Get a double with only two digits after the dot

Question

I’m working on a project at the java and can’t get a very important method to work

I have tried multiple solutions many from similar questions in stackoverflow none of the answers seems to work for may case

What I need is a simple method that will get a double and no matter what is the value of the double as long as there is more than two digits after the dot it will return the same number with only the first two digits after the dot

For example even if the input is “-3456.679985432333” The output would be “-3456.67” and not “-3456.68” like other solutions gave me

The closest solution that seems to work was

public static double round (double d) {
    d = (double) (Math.floor(d * 100)) / (100);
    return d;
}

Yet it did failed when the input was “-0.3355555555555551” the output was “-0.34” and not “-0.33” as expected I have no idea why did it fail and I’m out of solutions with only a few hours left for this project.

Edit: the fix I found was simple and worked great

  public static double round (double d){ 
      if (d>0) return (double) (Math.floor(d*100))/100;
      else 
      {
      return (double) (Math.ceil(d*100))/100;
      }
}

Anyway thanks for everyone that explained to me what was wrong with my method and I will make sure to try all of your solutions

Answer 1

Explanation

Java is working correct. It's rather that floor returns the first integer that is less than (or equal) to the given value. It does not round towards zero.

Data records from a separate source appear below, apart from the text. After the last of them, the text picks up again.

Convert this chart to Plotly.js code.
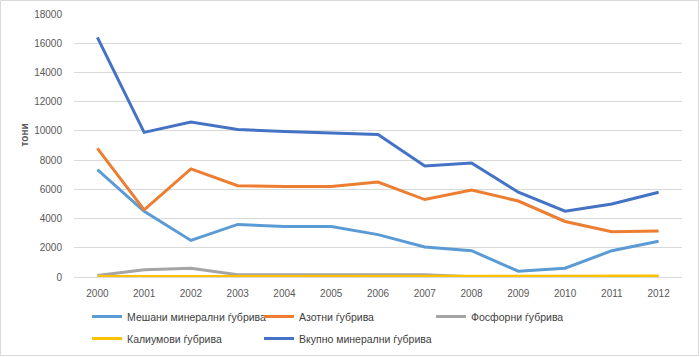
<!DOCTYPE html>
<html>
<head>
<meta charset="utf-8">
<script src="https://cdn.plot.ly/plotly-3.0.1.min.js"></script>
<style>
html,body{margin:0;padding:0;background:#fff;}
#chart{width:700px;height:357px;}
</style>
</head>
<body>
<div id="chart"></div>
<script>
const years = ["2000","2001","2002","2003","2004","2005","2006","2007","2008","2009","2010","2011","2012"];
const meshani = [7350, 4500, 2500, 3600, 3450, 3450, 2900, 2050, 1800, 400, 600, 1800, 2450];
const azotni = [8800, 4600, 7400, 6250, 6200, 6200, 6500, 5300, 5950, 5200, 3800, 3100, 3150];
const fosforni = [100, 500, 600, 150, 150, 150, 150, 150, 20, 20, 20, 20, 20];
const kalium = [30, 30, 30, 30, 30, 30, 30, 30, 30, 30, 30, 30, 60];
const vkupno = [16400, 9900, 10600, 10100, 9950, 9850, 9750, 7600, 7800, 5800, 4500, 5000, 5800];
const seriesNames = ["Мешани минерални ѓубрива","Азотни ѓубрива","Фосфорни ѓубрива","Калиумови ѓубрива","Вкупно минерални ѓубрива"];
const yTicks = [0,2000,4000,6000,8000,10000,12000,14000,16000,18000];
const yTitle = "тони";

const colors = ["#5B9BD5","#ED7D31","#A5A5A5","#FFC000","#4472C4"];
const legendRefs = ['legend','legend','legend','legend2','legend3'];
const data = [meshani, azotni, fosforni, kalium, vkupno].map((v,i)=>({
  x: years, y: v, name: seriesNames[i], type:'scatter', mode:'lines',
  line:{color:colors[i], width:3}, legend: legendRefs[i]
}));

const legendBase = {orientation:'h', x:0.0214, xanchor:'left', yref:'container', yanchor:'top',
    entrywidth:127, itemwidth:30, font:{size:10.5, color:'#404040'}, tracegroupgap:0, bgcolor:'rgba(0,0,0,0)'};

const layout = {
  width:700, height:357,
  margin:{l:74, r:18, t:14, b:80},
  paper_bgcolor:'#fff', plot_bgcolor:'#fff',
  font:{family:'Liberation Sans, Arial, sans-serif', size:10, color:'#595959'},
  showlegend:true,
  legend:Object.assign({}, legendBase, {y:0.154}),
  legend2:Object.assign({}, legendBase, {y:0.0924}),
  legend3:Object.assign({}, legendBase, {y:0.0924, x:0.3043, entrywidth:0}),
  xaxis:{type:'category', range:[-0.5,12.5], showgrid:false, showline:true, linecolor:'#D9D9D9', linewidth:1,
    ticks:'', ticklabelstandoff:7, tickfont:{size:10, color:'#595959'}, fixedrange:true, zeroline:false, automargin:false},
  yaxis:{range:[0,18000], tickvals:yTicks, ticktext:yTicks.map(String), showgrid:true, gridcolor:'#D9D9D9', gridwidth:1,
    zeroline:false, showline:false, ticks:'', ticklabelstandoff:11, automargin:false,
    tickfont:{size:10, color:'#595959'}},
  annotations:[{text:'<b>'+yTitle+'</b>', xref:'paper', yref:'paper', x:-0.0814, y:0.54, textangle:-90,
    showarrow:false, font:{size:10, color:'#595959'}, xanchor:'center', yanchor:'middle'}],
  shapes:[{type:'rect', xref:'paper', yref:'paper', x0:-0.1209, x1:1.0271, y0:-0.2985, y1:1.0513,
    line:{color:'#D9D9D9', width:1}, fillcolor:'rgba(0,0,0,0)', layer:'below'}]
};
Plotly.newPlot('chart', data, layout, {displayModeBar:false, staticPlot:true});
</script>
</body>
</html>
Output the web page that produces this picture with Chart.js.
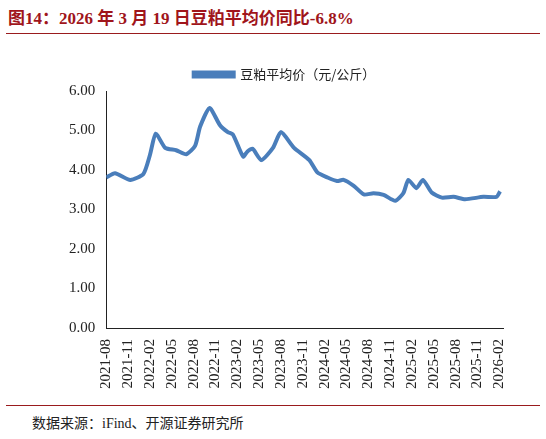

For your input -0.335... you first multiply by 100 and receive -33.5.... If you now use floor you correctly receive -34 since its a negative number and -34 is the first integer below 33.5....

---

Solution

If you want to strip (remove) everything after the decimal you need to use ceil for negative numbers. Or use a method which always rounds towards zero, i.e. the int cast:

public static double round (double d) {
    d = (double) ((int) (d * 100)) / (100);
    return d;
}

(also see round towards zero in java)

---

Better alternatives

However there are dedicated, better, methods to achieve what you want. Consider using DecimalFormat (documentation):

DecimalFormat formatter = new DecimalFormat("##.##"); //
formatter.setRoundingMode(RoundingMode.DOWN); // Towards zero
String result = formatter.format(input);

Or any other variant, just search for it, there are plenty of questions like this: How to round a number to n decimal places in Java

Answer 2

Something like this would suffice:

public static double truncate(double input) {
       DecimalFormat decimalFormat = new DecimalFormat("##.##");
       decimalFormat.setRoundingMode(RoundingMode.DOWN);
       String formatResult = decimalFormat.format(input);
       return Double.parseDouble(formatResult);
}

returns:

-3456.67

and

-0.33

respectively for both examples provided.

Answer 3

public static double CustomRound(double number, int digits)
{
    if (digits < 0)
        throw new IllegalArgumentException();

    long f = (long)Math.pow(10, digits);

    number = number * f;

    long rnd = Math.round(number);

    return (double)(rnd / f);
}

An alternative approach:

public static double round(double number, int digits)
{
    if (digits < 0)
        throw new IllegalArgumentException();

    BigDecimal bd = new BigDecimal(value);
    bd = bd.setScale(digits, RoundingMode.HALF_UP);

    return bd.doubleValue();
}

Answer 4

you are able to do this, all you need to do is: number * 10 or (100), then convert to a int, then back to double and / 10 (or 100). 10 = for 1 number after digit, 100 = for 2 (if i remember correctly).